I'm that type of guy to leave my s'mores in your camper.

Mar 10, 2011 11:24

I had dinner last night at Sultan Palace with my neighbor and her house guest. I didn't want to be the one picking the restaurant, since I wasn't the guest, but I was glad when we all decided on the place. I like their food, even if their atmosphere isn't quite as good at their new location. The setting was a little bit nicer when they were located on Drachman, or wherever it was. I guess Main Gate Square, its current location, provides a more interesting surrounding, though.

I might be having lunch later this week with a former co-worker (from my College of Public Health days), who's going to be in town again after moving to Flagstaff.

The Tucson Festival of Books is this weekend, so I'll probably check that out.

On that note, below are a few excerpts I wanted to copy from Lisa Dodson's The Moral Underground: How Ordinary Americans Subvert an Unfair Economy.In community discussions, people have argued that all taking is not equal. It's one thing to steal from yourself when you don't need it; that most people view as morally illegitimate and corrupt. But most say it's something else to steal when your children are in real need, for example.

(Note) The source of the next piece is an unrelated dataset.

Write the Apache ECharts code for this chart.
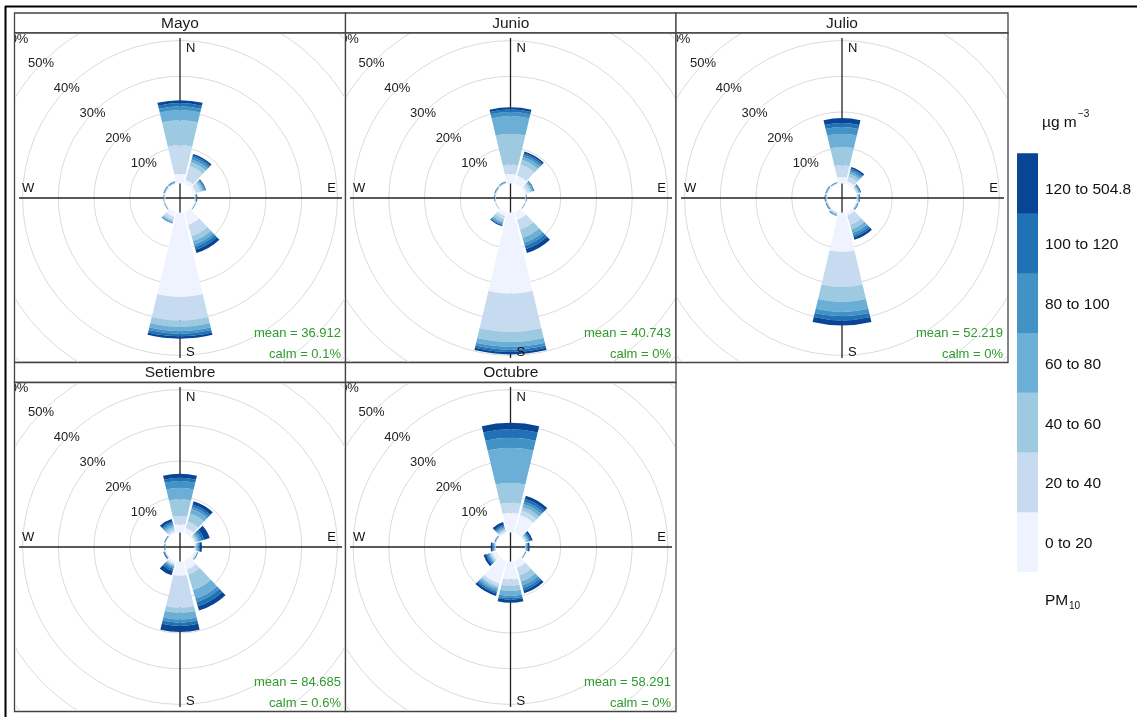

Just about everyone I've talked to over the years--working- or middle-class--says that when it comes to a hungry child, there is no such thing as stealing (21).

In fact, even Adam Smith, one of the fathers of capitalism, believed that a worker should earn "wages [that] must at least be sufficient to maintain him...otherwise it would be impossible for him to bring up his family" (39).

Smith seems also to ponder the meaning of "subsistence" and how wages ought to allow "credible" people--those who are working in the nation's jobs--to live according to the "customs of the country." To be paid wages that render the nation's workers unable to participate in the country's customs, in ordinary society, because they cannot purchase the most basic commodities of life, was "indecent" to Smith (39-40).